§ Data extract:
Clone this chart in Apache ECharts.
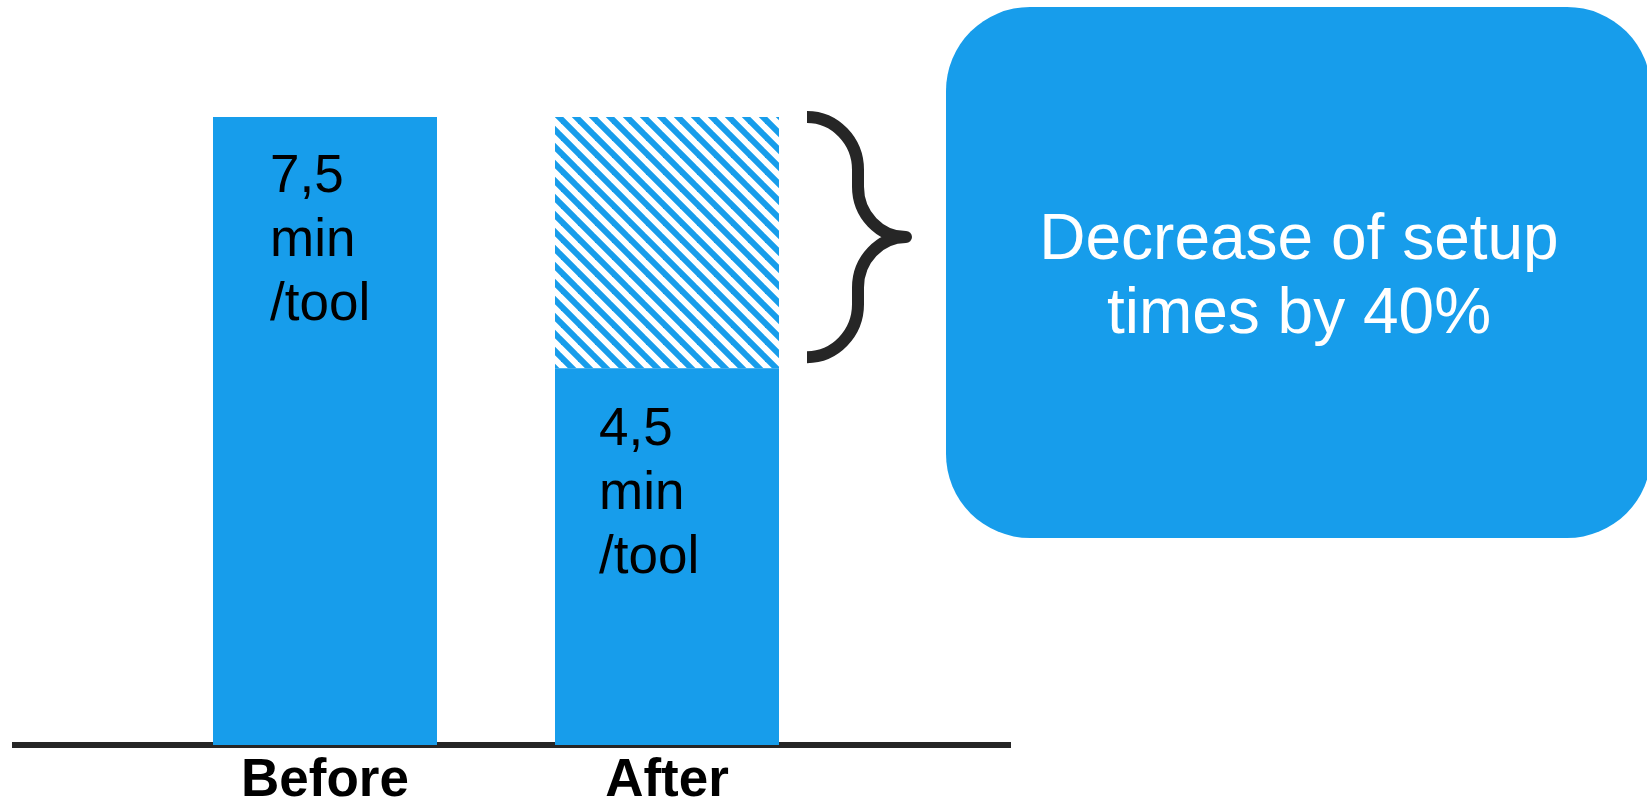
<!DOCTYPE html>
<html>
<head>
<meta charset="utf-8">
<title>Setup time per tool</title>
<style>
  html, body { margin: 0; padding: 0; background: #ffffff; }
  #chart { width: 1647px; height: 802px; }
</style>
<script src="https://cdn.jsdelivr.net/npm/echarts@6/dist/echarts.min.js"></script>
</head>
<body>
<div id="chart"></div>
<script>
// ---- data ----
const categories = ['Before', 'After'];
const setupTime = [7.5, 4.5];      // minutes per tool
const timeSaved = [null, 3.0];     // minutes per tool removed by the new procedure
const unitText = 'min\n/tool';
const calloutText = 'Decrease of setup\ntimes by 40%';

// ---- styling ----
const BLUE = '#179DEB';
const INK = '#262626';
const FONT = "'Liberation Sans', Arial, Helvetica, sans-serif";
const BAR_WIDTH = 224;
const labelOffsets = [[57, 28], [44, 30]];   // value label placement inside each bar

// Diagonal stripe tile used for the saved-time segment
function stripeTile() {
  const s = 17;
  const c = document.createElement('canvas');
  c.width = s; c.height = s;
  const g = c.getContext('2d');
  g.strokeStyle = BLUE;
  g.lineWidth = 6;
  for (const k of [-1, 0, 1]) {
    g.beginPath();
    g.moveTo(-s, k * s - s);
    g.lineTo(2 * s, k * s + 2 * s);
    g.stroke();
  }
  return c;
}

const fmt = v => String(v.toFixed(1)).replace('.', ',');

// Curly brace spanning the saved-time segment
function renderBrace(params, api) {
  const top = api.coord([api.value(0), api.value(1)]);
  const bot = api.coord([api.value(0), api.value(2)]);
  const x0 = top[0] + BAR_WIDTH / 2 + 28;
  const y0 = top[1];
  const y1 = bot[1] - 11;
  const h = (y1 - y0) / 2;
  const ym = y0 + h;
  const w1 = 51, w2 = 48, K = 0.55;
  const a = 0.44 * h, b = 0.14 * h, c = 0.42 * h;
  const xv = x0 + w1, xt = x0 + w1 + w2;
  const d = [
    `M${x0},${y0}`,
    `C${x0 + K * w1},${y0} ${xv},${y0 + a - K * a} ${xv},${y0 + a}`,
    `L${xv},${y0 + a + b}`,
    `C${xv},${y0 + a + b + K * c} ${xt - K * w2},${ym} ${xt},${ym}`,
    `C${xt - K * w2},${ym} ${xv},${ym + c - K * c} ${xv},${ym + c}`,
    `L${xv},${y1 - a}`,
    `C${xv},${y1 - a + K * a} ${x0 + K * w1},${y1} ${x0},${y1}`
  ].join(' ');
  return {
    type: 'path',
    shape: { pathData: d },
    style: { fill: 'none', stroke: INK, lineWidth: 12, lineCap: 'butt', lineJoin: 'round' },
    silent: true
  };
}

const chart = echarts.init(document.getElementById('chart'), null, { renderer: 'canvas' });

chart.setOption({
  animation: false,
  backgroundColor: '#ffffff',
  grid: [
    { left: 154, width: 684, top: 117, bottom: 57, outerBoundsMode: 'none', containLabel: false },
    { left: 12, right: 636, top: 117, bottom: 57, outerBoundsMode: 'none', containLabel: false }
  ],
  xAxis: [
    {
      type: 'category', gridIndex: 0, data: categories,
      axisLine: { show: false }, axisTick: { show: false },
      axisLabel: {
        color: '#000', fontFamily: FONT, fontSize: 53, fontWeight: 'bold',
        lineHeight: 53, margin: 10
      }
    },
    {
      type: 'value', gridIndex: 1, min: 0, max: 1,
      axisLine: { show: true, onZero: false, lineStyle: { color: INK, width: 6, cap: 'butt' } },
      axisTick: { show: false }, axisLabel: { show: false }, splitLine: { show: false }
    }
  ],
  yAxis: [
    { type: 'value', gridIndex: 0, min: 0, max: 7.5, show: false },
    { type: 'value', gridIndex: 1, min: 0, max: 7.5, show: false }
  ],
  series: [
    {
      name: 'Setup time', type: 'bar', stack: 'time', barWidth: BAR_WIDTH,
      xAxisIndex: 0, yAxisIndex: 0,
      data: setupTime.map((v, i) => ({ value: v, label: { position: labelOffsets[i] } })),
      itemStyle: { color: BLUE },
      label: {
        show: true, align: 'left', verticalAlign: 'top',
        formatter: p => fmt(p.value) + '\n' + unitText,
        color: '#000', fontFamily: FONT, fontSize: 53, lineHeight: 64
      },
      silent: true
    },
    {
      name: 'Time saved', type: 'bar', stack: 'time', barWidth: BAR_WIDTH,
      xAxisIndex: 0, yAxisIndex: 0,
      data: timeSaved,
      itemStyle: { color: { image: stripeTile(), repeat: 'repeat' } },
      silent: true
    },
    {
      name: 'Reduction', type: 'custom', xAxisIndex: 0, yAxisIndex: 0,
      clip: false, silent: true,
      data: [[1, setupTime[1] + timeSaved[1], setupTime[1]]],
      renderItem: renderBrace
    }
  ],
  graphic: [
    {
      type: 'rect', silent: true,
      shape: { x: 946, y: 7, width: 705, height: 531, r: 84 },
      style: { fill: BLUE }
    },
    {
      type: 'text', silent: true, x: 1299, y: 278,
      style: {
        text: calloutText, fill: '#ffffff', fontFamily: FONT, fontSize: 64,
        lineHeight: 74, align: 'center', verticalAlign: 'middle'
      }
    }
  ]
});
</script>
</body>
</html>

§ Directions: Quote the data above in full and without alteration; skip the pictures.

§ Output for this exercise:
Clone this chart in Apache ECharts.
<!DOCTYPE html>
<html>
<head>
<meta charset="utf-8">
<title>Setup time per tool</title>
<style>
  html, body { margin: 0; padding: 0; background: #ffffff; }
  #chart { width: 1647px; height: 802px; }
</style>
<script src="https://cdn.jsdelivr.net/npm/echarts@6/dist/echarts.min.js"></script>
</head>
<body>
<div id="chart"></div>
<script>
// ---- data ----
const categories = ['Before', 'After'];
const setupTime = [7.5, 4.5];      // minutes per tool
const timeSaved = [null, 3.0];     // minutes per tool removed by the new procedure
const unitText = 'min\n/tool';
const calloutText = 'Decrease of setup\ntimes by 40%';

// ---- styling ----
const BLUE = '#179DEB';
const INK = '#262626';
const FONT = "'Liberation Sans', Arial, Helvetica, sans-serif";
const BAR_WIDTH = 224;
const labelOffsets = [[57, 28], [44, 30]];   // value label placement inside each bar

// Diagonal stripe tile used for the saved-time segment
function stripeTile() {
  const s = 17;
  const c = document.createElement('canvas');
  c.width = s; c.height = s;
  const g = c.getContext('2d');
  g.strokeStyle = BLUE;
  g.lineWidth = 6;
  for (const k of [-1, 0, 1]) {
    g.beginPath();
    g.moveTo(-s, k * s - s);
    g.lineTo(2 * s, k * s + 2 * s);
    g.stroke();
  }
  return c;
}

const fmt = v => String(v.toFixed(1)).replace('.', ',');

// Curly brace spanning the saved-time segment
function renderBrace(params, api) {
  const top = api.coord([api.value(0), api.value(1)]);
  const bot = api.coord([api.value(0), api.value(2)]);
  const x0 = top[0] + BAR_WIDTH / 2 + 28;
  const y0 = top[1];
  const y1 = bot[1] - 11;
  const h = (y1 - y0) / 2;
  const ym = y0 + h;
  const w1 = 51, w2 = 48, K = 0.55;
  const a = 0.44 * h, b = 0.14 * h, c = 0.42 * h;
  const xv = x0 + w1, xt = x0 + w1 + w2;
  const d = [
    `M${x0},${y0}`,
    `C${x0 + K * w1},${y0} ${xv},${y0 + a - K * a} ${xv},${y0 + a}`,
    `L${xv},${y0 + a + b}`,
    `C${xv},${y0 + a + b + K * c} ${xt - K * w2},${ym} ${xt},${ym}`,
    `C${xt - K * w2},${ym} ${xv},${ym + c - K * c} ${xv},${ym + c}`,
    `L${xv},${y1 - a}`,
    `C${xv},${y1 - a + K * a} ${x0 + K * w1},${y1} ${x0},${y1}`
  ].join(' ');
  return {
    type: 'path',
    shape: { pathData: d },
    style: { fill: 'none', stroke: INK, lineWidth: 12, lineCap: 'butt', lineJoin: 'round' },
    silent: true
  };
}

const chart = echarts.init(document.getElementById('chart'), null, { renderer: 'canvas' });

chart.setOption({
  animation: false,
  backgroundColor: '#ffffff',
  grid: [
    { left: 154, width: 684, top: 117, bottom: 57, outerBoundsMode: 'none', containLabel: false },
    { left: 12, right: 636, top: 117, bottom: 57, outerBoundsMode: 'none', containLabel: false }
  ],
  xAxis: [
    {
      type: 'category', gridIndex: 0, data: categories,
      axisLine: { show: false }, axisTick: { show: false },
      axisLabel: {
        color: '#000', fontFamily: FONT, fontSize: 53, fontWeight: 'bold',
        lineHeight: 53, margin: 10
      }
    },
    {
      type: 'value', gridIndex: 1, min: 0, max: 1,
      axisLine: { show: true, onZero: false, lineStyle: { color: INK, width: 6, cap: 'butt' } },
      axisTick: { show: false }, axisLabel: { show: false }, splitLine: { show: false }
    }
  ],
  yAxis: [
    { type: 'value', gridIndex: 0, min: 0, max: 7.5, show: false },
    { type: 'value', gridIndex: 1, min: 0, max: 7.5, show: false }
  ],
  series: [
    {
      name: 'Setup time', type: 'bar', stack: 'time', barWidth: BAR_WIDTH,
      xAxisIndex: 0, yAxisIndex: 0,
      data: setupTime.map((v, i) => ({ value: v, label: { position: labelOffsets[i] } })),
      itemStyle: { color: BLUE },
      label: {
        show: true, align: 'left', verticalAlign: 'top',
        formatter: p => fmt(p.value) + '\n' + unitText,
        color: '#000', fontFamily: FONT, fontSize: 53, lineHeight: 64
      },
      silent: true
    },
    {
      name: 'Time saved', type: 'bar', stack: 'time', barWidth: BAR_WIDTH,
      xAxisIndex: 0, yAxisIndex: 0,
      data: timeSaved,
      itemStyle: { color: { image: stripeTile(), repeat: 'repeat' } },
      silent: true
    },
    {
      name: 'Reduction', type: 'custom', xAxisIndex: 0, yAxisIndex: 0,
      clip: false, silent: true,
      data: [[1, setupTime[1] + timeSaved[1], setupTime[1]]],
      renderItem: renderBrace
    }
  ],
  graphic: [
    {
      type: 'rect', silent: true,
      shape: { x: 946, y: 7, width: 705, height: 531, r: 84 },
      style: { fill: BLUE }
    },
    {
      type: 'text', silent: true, x: 1299, y: 278,
      style: {
        text: calloutText, fill: '#ffffff', fontFamily: FONT, fontSize: 64,
        lineHeight: 74, align: 'center', verticalAlign: 'middle'
      }
    }
  ]
});
</script>
</body>
</html>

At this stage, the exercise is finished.